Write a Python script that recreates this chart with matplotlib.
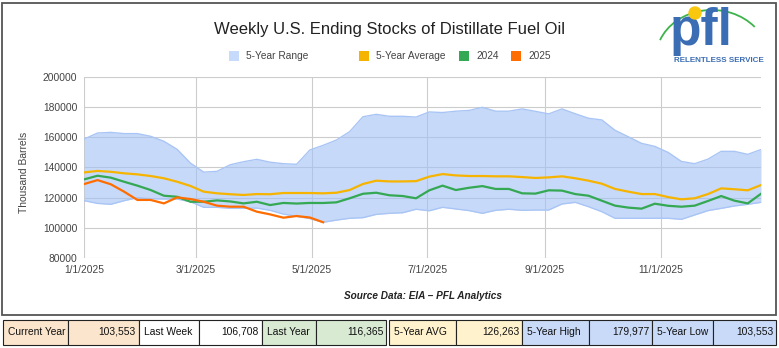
import matplotlib
matplotlib.use("Agg")
import matplotlib.pyplot as plt
import matplotlib.dates as mdates
from matplotlib.patches import Rectangle, Arc, Circle
import pandas as pd

plt.rcParams["font.family"] = ["Liberation Sans", "DejaVu Sans"]

# weekly distillate stocks, thousand barrels
weeks = pd.date_range("2025-01-01", periods=52, freq="7D")

range_high = [158900, 162900, 163300, 162500, 162500, 160700, 157400, 152000, 142900, 136900,
              137400, 141800, 143800, 145400, 143500, 142500, 142100, 151600, 154700, 158200,
              163800, 173700, 175300, 174000, 174000, 173500, 176900, 176500, 177400, 177900,
              179977, 177400, 177400, 178900, 177300, 175600, 178900, 175700, 172700, 171600,
              164700, 160400, 156000, 154000, 150000, 144000, 142500, 145500, 150700, 150700,
              148700, 151900]
range_low = [117900, 116100, 115500, 117900, 119900, 119200, 119000, 119000, 117200, 113500,
             113500, 112800, 112800, 113000, 111500, 109000, 107500, 106000, 103553, 105000,
             106200, 106600, 108800, 109500, 109900, 112200, 111200, 113500, 112400, 111300,
             109500, 111500, 112200, 111500, 111700, 111700, 115700, 116800, 113900, 110600,
             106200, 106200, 106200, 106200, 106200, 105500, 108400, 111300, 112800, 114400,
             115500, 116800]
avg_5yr = [136700, 137700, 137100, 136100, 135400, 134300, 132800, 130500, 127700, 123900,
           122800, 122200, 121700, 122300, 122200, 123000, 123000, 123000, 122800, 123200,
           125000, 129000, 131200, 130700, 130700, 130900, 133900, 135600, 134700, 134300,
           134300, 134100, 134100, 133600, 133000, 133400, 134100, 132800, 131200, 129200,
           125700, 123900, 122300, 122300, 120300, 118800, 119500, 122300, 126100, 125500,
           124800, 128300]
stocks_2024 = [132100, 134500, 133200, 130500, 127900, 125000, 121200, 120500, 117200, 117200,
               118100, 117400, 116100, 117200, 115000, 116400, 116000, 116400, 116365, 116800,
               119500, 122500, 123200, 121500, 121000, 119500, 124800, 127900, 125000, 126500,
               127600, 125700, 125700, 122800, 122600, 124800, 124600, 122300, 121200, 117900,
               114600, 113300, 112600, 115900, 114500, 113900, 114600, 117700, 121000, 117900,
               116100, 122500]
stocks_2025 = [129000, 131600, 128800, 123900, 118400, 118400, 116100, 120100, 119000, 117200,
               114600, 113900, 113900, 110600, 108800, 106600, 107700, 106708, 103553]
avg_5yr_summary = 126263

legend_labels = ["5-Year Range", "5-Year Average", "2024", "2025"]
colors = ["#a4c2f4", "#f6b400", "#34a853", "#ff6d01"]

W, H = 779, 348
fig = plt.figure(figsize=(W / 100, H / 100), dpi=100)

# background layer in pixel units for frame, legend, logo and summary table
bg = fig.add_axes([0, 0, 1, 1])
bg.set_xlim(0, W)
bg.set_ylim(H, 0)
bg.axis("off")
bg.add_patch(Rectangle((2.5, 2.5), 773.5, 312.5, fill=False, ec="#555555", lw=1.3))

# plot area
x0, x1, ytop, ybot = 84.3, 761, 77.2, 257.7
ax = fig.add_axes([x0 / W, 1 - ybot / H, (x1 - x0) / W, (ybot - ytop) / H])
ax.set_facecolor("none")
ax.set_zorder(2)

ax.fill_between(weeks, range_low, range_high, color=colors[0], alpha=0.62, lw=0, zorder=2)
ax.plot(weeks, range_high, color="#a9c5f5", lw=1.0, zorder=2.5)
ax.plot(weeks, range_low, color="#a9c5f5", lw=1.0, zorder=2.5)
ax.plot(weeks, avg_5yr, color=colors[1], lw=1.6, zorder=3, solid_joinstyle="round")
ax.plot(weeks, stocks_2024, color=colors[2], lw=1.6, zorder=4, solid_joinstyle="round")
ax.plot(weeks[:len(stocks_2025)], stocks_2025, color=colors[3], lw=1.6, zorder=5,
        solid_joinstyle="round")

ax.set_xlim(weeks[0], weeks[-1])
ax.set_ylim(80000, 200000)
ax.set_yticks(range(80000, 200001, 20000))
ax.yaxis.set_major_formatter(matplotlib.ticker.FuncFormatter(lambda v, p: f"{int(v)}"))
ax.xaxis.set_major_locator(mdates.MonthLocator(bymonth=[1, 3, 5, 7, 9, 11]))
ax.xaxis.set_major_formatter(mdates.DateFormatter("%-m/%-d/%Y"))
ax.tick_params(length=0, labelsize=7.4, labelcolor="#444444", pad=5)
ax.grid(True, color="#cccccc", lw=0.8, zorder=0)
ax.set_axisbelow(True)
for s in ax.spines.values():
    s.set_visible(False)
ax.set_ylabel("Thousand Barrels", fontsize=7.4, color="#444444")
ax.yaxis.set_label_coords((29 - x0) / (x1 - x0), 0.47)

fig.text(389 / W, 1 - 29.3 / H, "Weekly U.S. Ending Stocks of Distillate Fuel Oil",
         fontsize=12, color="#222222", ha="center", va="center")
fig.text(422.5 / W, 1 - 296 / H, "Source Data: EIA \u2013 PFL Analytics", fontsize=7.2,
         fontweight="bold", fontstyle="italic", color="#222222", ha="center", va="center")

# legend row
legend_x = [229, 359, 459, 511.5]
legend_fill = ["#c6dafc"] + colors[1:]
for lx, lab, fc in zip(legend_x, legend_labels, legend_fill):
    bg.add_patch(Rectangle((lx, 50.7), 10, 10, fc=fc, ec="none"))
    bg.text(lx + 17, 55.7, lab, fontsize=7.3, color="#444444", ha="left", va="center")

# pfl logo
bg.add_patch(Arc((712, 58), 112, 96, theta1=199, theta2=324, color="#3cb44a", lw=1.3))
bg.text(670, 45, "pfl", fontsize=37, fontweight="bold", color="#3b6db4",
        ha="left", va="baseline")
bg.add_patch(Circle((695, 13), 6, color="#f9c80e", zorder=3))
bg.text(674, 60.5, "RELENTLESS SERVICE", fontsize=5.8, fontweight="bold",
        color="#3b6db4", ha="left", va="center")

# summary table
table_labels = ["Current Year", "Last Week", "Last Year", "5-Year AVG", "5-Year High", "5-Year Low"]
table_values = [stocks_2025[-1], stocks_2025[-2], stocks_2024[len(stocks_2025) - 1],
                avg_5yr_summary, max(range_high), min(range_low)]
table_fill = ["#fce5cd", "#ffffff", "#d9ead3", "#fff2cc", "#c9daf8", "#c9daf8"]
cells = [(3.3, 68.3, 138.7), (138.7, 199.3, 261.7), (262.5, 315.7, 386.5),
         (389.0, 455.7, 522.3), (522.3, 589, 652.3), (652.3, 712.7, 776.5)]
ty0, ty1 = 319.5, 344.5
for (a, b, c), lab, val, fc in zip(cells, table_labels, table_values, table_fill):
    bg.add_patch(Rectangle((a, ty0), b - a, ty1 - ty0, fc=fc, ec="#222222", lw=0.8))
    bg.add_patch(Rectangle((b, ty0), c - b, ty1 - ty0, fc=fc, ec="#222222", lw=0.8))
    bg.text(a + 5, (ty0 + ty1) / 2, lab, fontsize=7.4, ha="left", va="center", color="#111111")
    bg.text(c - 3, (ty0 + ty1) / 2, f"{val:,}", fontsize=7.4, ha="right", va="center",
            color="#111111")

fig.savefig("out.png", dpi=100)
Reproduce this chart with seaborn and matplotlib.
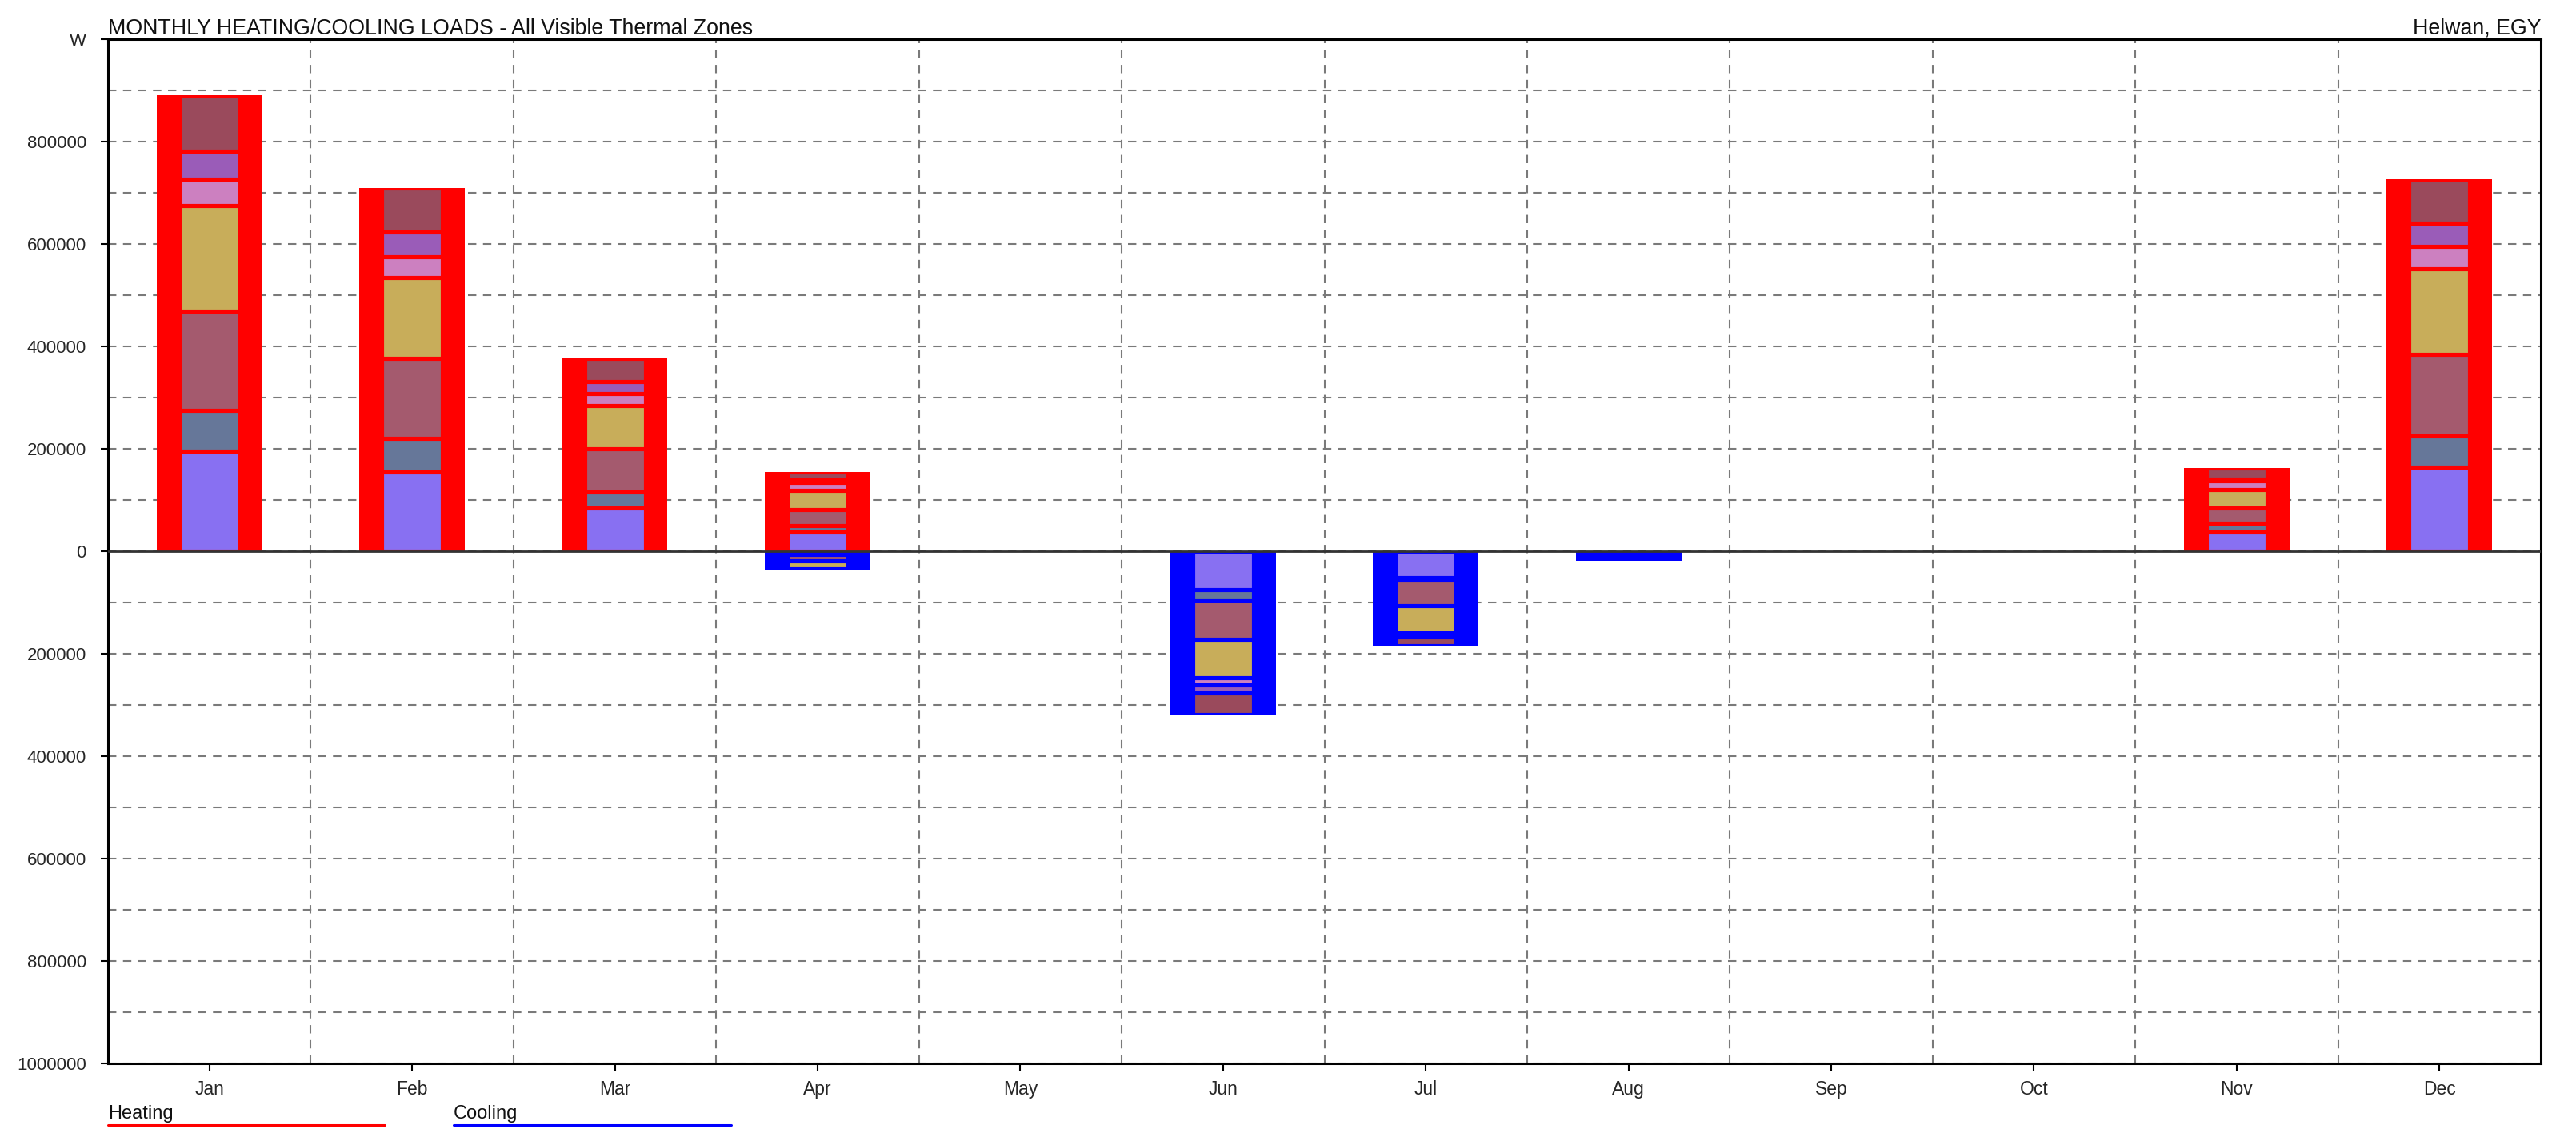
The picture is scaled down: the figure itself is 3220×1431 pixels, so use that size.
import numpy as np
import pandas as pd
import seaborn as sns
import matplotlib.pyplot as plt
from matplotlib.lines import Line2D

months = ["Jan", "Feb", "Mar", "Apr", "May", "Jun",
          "Jul", "Aug", "Sep", "Oct", "Nov", "Dec"]

# Heating loads per thermal zone (W), stacked bottom to top
heat_zone1 = [196000, 155000, 84000, 38000, 0, 0, 0, 0, 0, 0, 38000, 164000]
heat_zone2 = [79000, 65000, 32000, 12000, 0, 0, 0, 0, 0, 0, 16000, 61000]
heat_zone3 = [193000, 156000, 84000, 32000, 0, 0, 0, 0, 0, 0, 31000, 160000]
heat_zone4 = [207000, 159000, 84000, 37000, 0, 0, 0, 0, 0, 0, 36000, 167000]
heat_zone5 = [52000, 40000, 24000, 16000, 0, 0, 0, 0, 0, 0, 16000, 44000]
heat_zone6 = [55000, 48000, 24000, 4000, 0, 0, 0, 0, 0, 0, 4000, 44000]
heat_zone7 = [108000, 87000, 44000, 15000, 0, 0, 0, 0, 0, 0, 21000, 87000]

# Cooling loads per thermal zone (W), stacked downward from zero
cool_zone1 = [0, 0, 0, 5000, 0, 75000, 51000, 6000, 0, 0, 0, 0]
cool_zone2 = [0, 0, 0, 2000, 0, 20000, 4000, 2000, 0, 0, 0, 0]
cool_zone3 = [0, 0, 0, 12000, 0, 77000, 52000, 4000, 0, 0, 0, 0]
cool_zone4 = [0, 0, 0, 16000, 0, 75000, 52000, 4000, 0, 0, 0, 0]
cool_zone5 = [0, 0, 0, 1000, 0, 14000, 4000, 1000, 0, 0, 0, 0]
cool_zone6 = [0, 0, 0, 500, 0, 15000, 4000, 500, 0, 0, 0, 0]
cool_zone7 = [0, 0, 0, 500, 0, 42000, 18000, 500, 0, 0, 0, 0]

zone_colors = ["#8870F2", "#667799", "#A45A6E", "#C8AD5A",
               "#CC80C0", "#9A5CB8", "#9A4A5C"]

heat = np.array([heat_zone1, heat_zone2, heat_zone3, heat_zone4,
                 heat_zone5, heat_zone6, heat_zone7], dtype=float)
cool = np.array([cool_zone1, cool_zone2, cool_zone3, cool_zone4,
                 cool_zone5, cool_zone6, cool_zone7], dtype=float)

sns.set_theme(style="white")
plt.rcParams["font.family"] = ["Liberation Sans", "DejaVu Sans"]

W, H = 3220, 1431
fig = plt.figure(figsize=(W / 100, H / 100), dpi=100)
left, right, top, bottom = 135 / W, 3176 / W, 1 - 49 / H, 1 - 1329 / H
ax = fig.add_axes([left, bottom, right - left, top - bottom])


def draw_bars(values, color, width, edge=None, lw=0):
    n0 = len(ax.patches)
    sns.barplot(x=months, y=values, order=months, color=color, saturation=1,
                width=width, edgecolor=edge if edge else color, linewidth=lw,
                errorbar=None, ax=ax)
    return ax.patches[n0:]


def draw_stack(zones, sign, outer_color):
    outer = draw_bars(sign * zones.sum(axis=0), outer_color, 0.52)
    outer_by_month = {int(round(p.get_x() + p.get_width() / 2)): p for p in outer}
    for p in outer:
        if p.get_height() == 0:
            p.set_visible(False)
    cum = np.cumsum(zones, axis=0)
    # overlay cumulative bars from the top zone down; edges give the gaps
    for k in range(len(zones) - 1, -1, -1):
        for p in draw_bars(sign * cum[k], zone_colors[k], 0.30, outer_color, 3.7):
            if p.get_height() == 0:
                p.set_visible(False)
                continue
            p.set_clip_path(outer_by_month[int(round(p.get_x() + p.get_width() / 2))])


draw_stack(heat, 1, "#FF0000")
draw_stack(cool, -1, "#0000FF")

ax.axhline(0, color="#333333", lw=2.0, zorder=3)

ax.set_xlim(-0.5, 11.5)
ax.set_ylim(-1e6, 1e6)
yt = np.arange(-1e6, 1e6 + 1, 2e5)
ax.set_yticks(yt)
ax.set_yticklabels([f"{abs(int(round(v)))}" for v in yt[:-1]] + ["W"])
ax.set_yticks(np.arange(-9e5, 1e6, 2e5), minor=True)
ax.set_xticks(np.arange(0.5, 11, 1), minor=True)
ax.set_xlabel("")
ax.set_ylabel("")

ax.set_axisbelow(True)
grid_kw = dict(color="#7a7a7a", linestyle=(0, (5, 4)), linewidth=1.5)
ax.grid(False)
ax.yaxis.grid(True, which="both", **grid_kw)
ax.xaxis.grid(True, which="minor", **grid_kw)

ax.tick_params(axis="y", which="major", length=6.5, width=1.5, direction="out",
               pad=13, labelsize=16, color="black", left=True)
ax.tick_params(axis="x", which="major", length=7, width=1.5, direction="out",
               pad=8, labelsize=16.5, color="black", bottom=True)
ax.tick_params(which="minor", length=0)

for s in ax.spines.values():
    s.set_visible(True)
    s.set_color("black")
    s.set_linewidth(2.2)

title_y = 1 - 43 / H
fig.text(left, title_y, "MONTHLY HEATING/COOLING LOADS - All Visible Thermal Zones",
         ha="left", va="baseline", fontsize=19.3, color="#111111")
fig.text(right, title_y, "Helwan, EGY", ha="right", va="baseline",
         fontsize=19.3, color="#111111")

# legend under the axis
leg_text_y = 1 - 1398 / H
leg_line_y = 1 - 1406 / H
for x0, x1, label, c in [(135, 481, "Heating", "#FF0000"),
                         (567, 914, "Cooling", "#0000FF")]:
    fig.text(x0 / W, leg_text_y, label, ha="left", va="baseline", fontsize=17,
             color="#111111")
    fig.add_artist(Line2D([x0 / W, x1 / W], [leg_line_y, leg_line_y], color=c,
                          lw=2.2, transform=fig.transFigure))

fig.savefig("out.png", dpi=100, facecolor="white")
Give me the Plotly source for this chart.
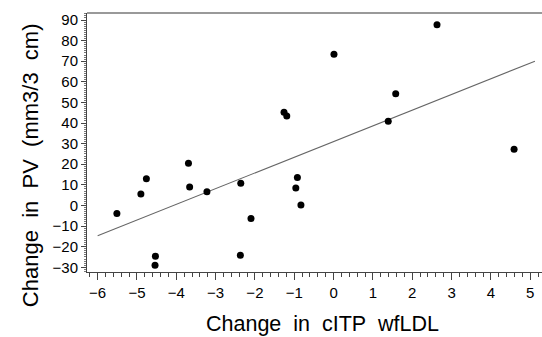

......

-- PROBLEM STATEMENT --
Take only the lines above from the one that has "Reproduce this chart" through the one that has "ax = fig.add_axes([left, bottom, right" and reproduce them exactly, omitting any pictures.

-- SOLUTION FOR THIS EXERCISE --
Reproduce this chart with seaborn and matplotlib.
The picture is scaled down: the figure itself is 3220×1431 pixels, so use that size.
import numpy as np
import pandas as pd
import seaborn as sns
import matplotlib.pyplot as plt
from matplotlib.lines import Line2D

months = ["Jan", "Feb", "Mar", "Apr", "May", "Jun",
          "Jul", "Aug", "Sep", "Oct", "Nov", "Dec"]

# Heating loads per thermal zone (W), stacked bottom to top
heat_zone1 = [196000, 155000, 84000, 38000, 0, 0, 0, 0, 0, 0, 38000, 164000]
heat_zone2 = [79000, 65000, 32000, 12000, 0, 0, 0, 0, 0, 0, 16000, 61000]
heat_zone3 = [193000, 156000, 84000, 32000, 0, 0, 0, 0, 0, 0, 31000, 160000]
heat_zone4 = [207000, 159000, 84000, 37000, 0, 0, 0, 0, 0, 0, 36000, 167000]
heat_zone5 = [52000, 40000, 24000, 16000, 0, 0, 0, 0, 0, 0, 16000, 44000]
heat_zone6 = [55000, 48000, 24000, 4000, 0, 0, 0, 0, 0, 0, 4000, 44000]
heat_zone7 = [108000, 87000, 44000, 15000, 0, 0, 0, 0, 0, 0, 21000, 87000]

# Cooling loads per thermal zone (W), stacked downward from zero
cool_zone1 = [0, 0, 0, 5000, 0, 75000, 51000, 6000, 0, 0, 0, 0]
cool_zone2 = [0, 0, 0, 2000, 0, 20000, 4000, 2000, 0, 0, 0, 0]
cool_zone3 = [0, 0, 0, 12000, 0, 77000, 52000, 4000, 0, 0, 0, 0]
cool_zone4 = [0, 0, 0, 16000, 0, 75000, 52000, 4000, 0, 0, 0, 0]
cool_zone5 = [0, 0, 0, 1000, 0, 14000, 4000, 1000, 0, 0, 0, 0]
cool_zone6 = [0, 0, 0, 500, 0, 15000, 4000, 500, 0, 0, 0, 0]
cool_zone7 = [0, 0, 0, 500, 0, 42000, 18000, 500, 0, 0, 0, 0]

zone_colors = ["#8870F2", "#667799", "#A45A6E", "#C8AD5A",
               "#CC80C0", "#9A5CB8", "#9A4A5C"]

heat = np.array([heat_zone1, heat_zone2, heat_zone3, heat_zone4,
                 heat_zone5, heat_zone6, heat_zone7], dtype=float)
cool = np.array([cool_zone1, cool_zone2, cool_zone3, cool_zone4,
                 cool_zone5, cool_zone6, cool_zone7], dtype=float)

sns.set_theme(style="white")
plt.rcParams["font.family"] = ["Liberation Sans", "DejaVu Sans"]

W, H = 3220, 1431
fig = plt.figure(figsize=(W / 100, H / 100), dpi=100)
left, right, top, bottom = 135 / W, 3176 / W, 1 - 49 / H, 1 - 1329 / H
ax = fig.add_axes([left, bottom, right - left, top - bottom])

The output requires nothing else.